Both the Smart NIC and NGD’s in-situ processing focus on embedding processing into the network or the storage system. A third idea from the Summit heads in the opposite direction: taking even low-level controller processing away from persistent memory.
“Raw NAND chips are capable of 5 million IOPS,” observed EMC fellow Daniel Cobb. But, he continued, by the time we pack the chips behind a controller and interface, we only see a fraction of that. Perhaps we need to lose the controller and the peripheral bus connection.
In principle, the overhead tasks an SSD controller performs could be virtualized, tucked into a software driver and activated by a hypervisor. And the chips themselves could be designed to directly support RDMA. This would eliminate the bottlenecks between DRAM and NAND, exposing the full potential bandwidth of the chips. The impact on system performance, particularly with respect to write latency, where system software would have to intervene in the write process, is unclear. Given the growing importance of immutable data structures, however, this might not be an issue in many applications.
Currents of Change
The rapid shifts in non-volatile memory technology have presented data-center architects with perplexing choices (Figure 2). The obvious response, and the one that most nearly preserves current architectures, is to use the devices packaged up as disk replacements. But this is severe underutilization.

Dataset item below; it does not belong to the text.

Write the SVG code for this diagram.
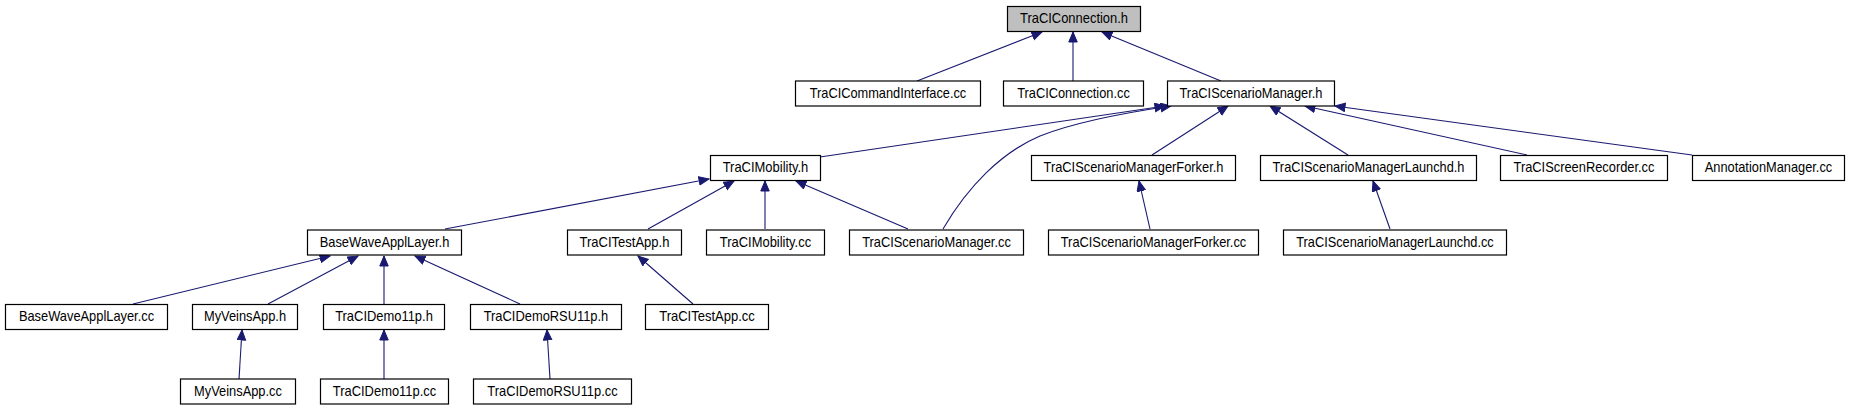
<svg xmlns="http://www.w3.org/2000/svg" width="1849" height="411" viewBox="0 0 1849 411">
<style>
.n rect{fill:#ffffff;stroke:#000000;stroke-width:1.2}
.n.root rect{fill:#bfbfbf}
.n text{font-family:"Liberation Sans",Arial,sans-serif;font-size:14.5px;text-anchor:middle;fill:#000000}
.e path{fill:none;stroke:#191970;stroke-width:1.1;marker-end:url(#ah)}
</style>
<defs>
<marker id="ah" markerUnits="userSpaceOnUse" markerWidth="12" markerHeight="10" refX="10.5" refY="4.75" orient="auto">
<path d="M0.5,0.5 L10.5,4.75 L0.5,9 z" fill="#191970" stroke="#191970" stroke-width="1"/>
</marker>
</defs>
<rect width="1849" height="411" fill="#ffffff"/>
<g id="edges" class="e">
<path d="M917,81 L1042,32"/>
<path d="M1073,81 L1073,32"/>
<path d="M1221,81 L1102,32"/>
<path d="M820,157 L1165,106"/>
<path d="M943,229 C968,186 1002,152 1040,136 C1075,122 1130,112 1171,106"/>
<path d="M1152,155 L1228,106"/>
<path d="M1348,155 L1270,106"/>
<path d="M1527,155 L1305,106"/>
<path d="M1692,155 L1335,106"/>
<path d="M445,229 L709,179"/>
<path d="M648,229 L734,181"/>
<path d="M765,229 L765,181"/>
<path d="M908,229 L796,181"/>
<path d="M1150,229 L1139,181"/>
<path d="M1390,229 L1373,181"/>
<path d="M133,304 L330,256"/>
<path d="M268,304 L358,256"/>
<path d="M384,304 L384,256"/>
<path d="M520,304 L415,256"/>
<path d="M693,304 L638,256"/>
<path d="M239,379 L242,330"/>
<path d="M384,379 L384,330"/>
<path d="M550,379 L547,330"/>
</g>
<g id="n_TraCIConnection_h" class="n root"><rect x="1007.5" y="6.5" width="133" height="25"/><text x="1074" y="23" textLength="108" lengthAdjust="spacingAndGlyphs">TraCIConnection.h</text></g>
<g id="n_TraCICommandInterface_cc" class="n"><rect x="795.5" y="81" width="185" height="25"/><text x="888" y="97.5" textLength="156.5" lengthAdjust="spacingAndGlyphs">TraCICommandInterface.cc</text></g>
<g id="n_TraCIConnection_cc" class="n"><rect x="1003.5" y="81" width="140" height="25"/><text x="1073.5" y="97.5" textLength="112.6" lengthAdjust="spacingAndGlyphs">TraCIConnection.cc</text></g>
<g id="n_TraCIScenarioManager_h" class="n"><rect x="1167.5" y="81" width="167" height="25"/><text x="1251" y="97.5" textLength="143" lengthAdjust="spacingAndGlyphs">TraCIScenarioManager.h</text></g>
<g id="n_TraCIMobility_h" class="n"><rect x="710.5" y="155.5" width="110" height="25"/><text x="765.5" y="172" textLength="85.7" lengthAdjust="spacingAndGlyphs">TraCIMobility.h</text></g>
<g id="n_TraCIScenarioManagerForker_h" class="n"><rect x="1031.5" y="155.5" width="204" height="25"/><text x="1133.5" y="172" textLength="179.8" lengthAdjust="spacingAndGlyphs">TraCIScenarioManagerForker.h</text></g>
<g id="n_TraCIScenarioManagerLaunchd_h" class="n"><rect x="1260.5" y="155.5" width="216" height="25"/><text x="1368.5" y="172" textLength="191.9" lengthAdjust="spacingAndGlyphs">TraCIScenarioManagerLaunchd.h</text></g>
<g id="n_TraCIScreenRecorder_cc" class="n"><rect x="1500.5" y="155.5" width="167" height="25"/><text x="1584" y="172" textLength="140.9" lengthAdjust="spacingAndGlyphs">TraCIScreenRecorder.cc</text></g>
<g id="n_AnnotationManager_cc" class="n"><rect x="1692.5" y="155.5" width="152" height="25"/><text x="1768.5" y="172" textLength="127.5" lengthAdjust="spacingAndGlyphs">AnnotationManager.cc</text></g>
<g id="n_BaseWaveApplLayer_h" class="n"><rect x="307.5" y="230" width="154" height="25"/><text x="384.5" y="246.5" textLength="129.6" lengthAdjust="spacingAndGlyphs">BaseWaveApplLayer.h</text></g>
<g id="n_TraCITestApp_h" class="n"><rect x="567.5" y="230" width="114" height="25"/><text x="624.5" y="246.5" textLength="89.9" lengthAdjust="spacingAndGlyphs">TraCITestApp.h</text></g>
<g id="n_TraCIMobility_cc" class="n"><rect x="706.5" y="230" width="118" height="25"/><text x="765.5" y="246.5" textLength="91.3" lengthAdjust="spacingAndGlyphs">TraCIMobility.cc</text></g>
<g id="n_TraCIScenarioManager_cc" class="n"><rect x="849.5" y="230" width="174" height="25"/><text x="936.5" y="246.5" textLength="148.7" lengthAdjust="spacingAndGlyphs">TraCIScenarioManager.cc</text></g>
<g id="n_TraCIScenarioManagerForker_cc" class="n"><rect x="1048.5" y="230" width="210" height="25"/><text x="1153.5" y="246.5" textLength="185.5" lengthAdjust="spacingAndGlyphs">TraCIScenarioManagerForker.cc</text></g>
<g id="n_TraCIScenarioManagerLaunchd_cc" class="n"><rect x="1283.5" y="230" width="223" height="25"/><text x="1395" y="246.5" textLength="197.5" lengthAdjust="spacingAndGlyphs">TraCIScenarioManagerLaunchd.cc</text></g>
<g id="n_BaseWaveApplLayer_cc" class="n"><rect x="5.5" y="304.5" width="162" height="25"/><text x="86.5" y="321" textLength="135.2" lengthAdjust="spacingAndGlyphs">BaseWaveApplLayer.cc</text></g>
<g id="n_MyVeinsApp_h" class="n"><rect x="192.5" y="304.5" width="105" height="25"/><text x="245" y="321" textLength="82.1" lengthAdjust="spacingAndGlyphs">MyVeinsApp.h</text></g>
<g id="n_TraCIDemo11p_h" class="n"><rect x="323.5" y="304.5" width="121" height="25"/><text x="384" y="321" textLength="97.7" lengthAdjust="spacingAndGlyphs">TraCIDemo11p.h</text></g>
<g id="n_TraCIDemoRSU11p_h" class="n"><rect x="470.5" y="304.5" width="151" height="25"/><text x="546" y="321" textLength="124.6" lengthAdjust="spacingAndGlyphs">TraCIDemoRSU11p.h</text></g>
<g id="n_TraCITestApp_cc" class="n"><rect x="645.5" y="304.5" width="123" height="25"/><text x="707" y="321" textLength="95.6" lengthAdjust="spacingAndGlyphs">TraCITestApp.cc</text></g>
<g id="n_MyVeinsApp_cc" class="n"><rect x="180.5" y="379" width="115" height="25"/><text x="238" y="395.5" textLength="87.8" lengthAdjust="spacingAndGlyphs">MyVeinsApp.cc</text></g>
<g id="n_TraCIDemo11p_cc" class="n"><rect x="320.5" y="379" width="128" height="25"/><text x="384.5" y="395.5" textLength="103.4" lengthAdjust="spacingAndGlyphs">TraCIDemo11p.cc</text></g>
<g id="n_TraCIDemoRSU11p_cc" class="n"><rect x="473.5" y="379" width="158" height="25"/><text x="552.5" y="395.5" textLength="130.3" lengthAdjust="spacingAndGlyphs">TraCIDemoRSU11p.cc</text></g>
</svg>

That concern has pushed architects toward other choices, such as NVMe protocol over PCIe or over any of a variety of high-performance fabrics. And it opens the door to deploying smaller amounts of flash in NVDIMM modules. But these solutions place the non-volatile memory in an intermediate position: not disk, but not real memory either. They promise to help performance, but only by introducing a third category of devices with its own unique protocols. Emerging technologies like 3D XPoint follow this pattern by introducing yet another intermediate category, this time between DRAM and SSDs.
That is not the direction applications want to go. They just want an infinite, uniform memory space. The architecture that seems to best fit this worldview is RoCE. All the DRAM and non-volatile devices in the data center become a single, flat space with difference in latency but not in logical behavior. But that is a big step away from today’s ad-hoc blends of DRAM, NVDIMM modules, and SSDs. Not least among the differences is that RoCE explicitly puts what applications believe to be memory traffic on the data center’s Ethernet networks—not only the fast in-rack networks that today are moving to 40 Gbps and beyond, but also across the center-wide network that links together the top-of-rack switches. This move should create an enormous thirst for Ethernet bandwidth: 40 Gbps will be just the beginning.
Does the bandwidth pressure then bring about even more radical change, such as in-network or in-memory computing, requiring software adjustments clear up to application level? Does the increased latency of traversing the networks focus architects’ attention on CPUs and accelerators with higher levels of multithreading? Do these pressures encourage NAND flash vendors to seriously evaluate radical ideas like chip-level RDMA?
Whichever way the data center moves, embedded-system designers would be well-advised to watch. In the past, enterprise-level architectural ideas from cache to virtual memory to Ethernet to multicore CPUs have migrated into embedded designs. Revolution in non-volatile memory is not likely to be an exception. So, what could your next embedded design do with 1 TB of physical memory?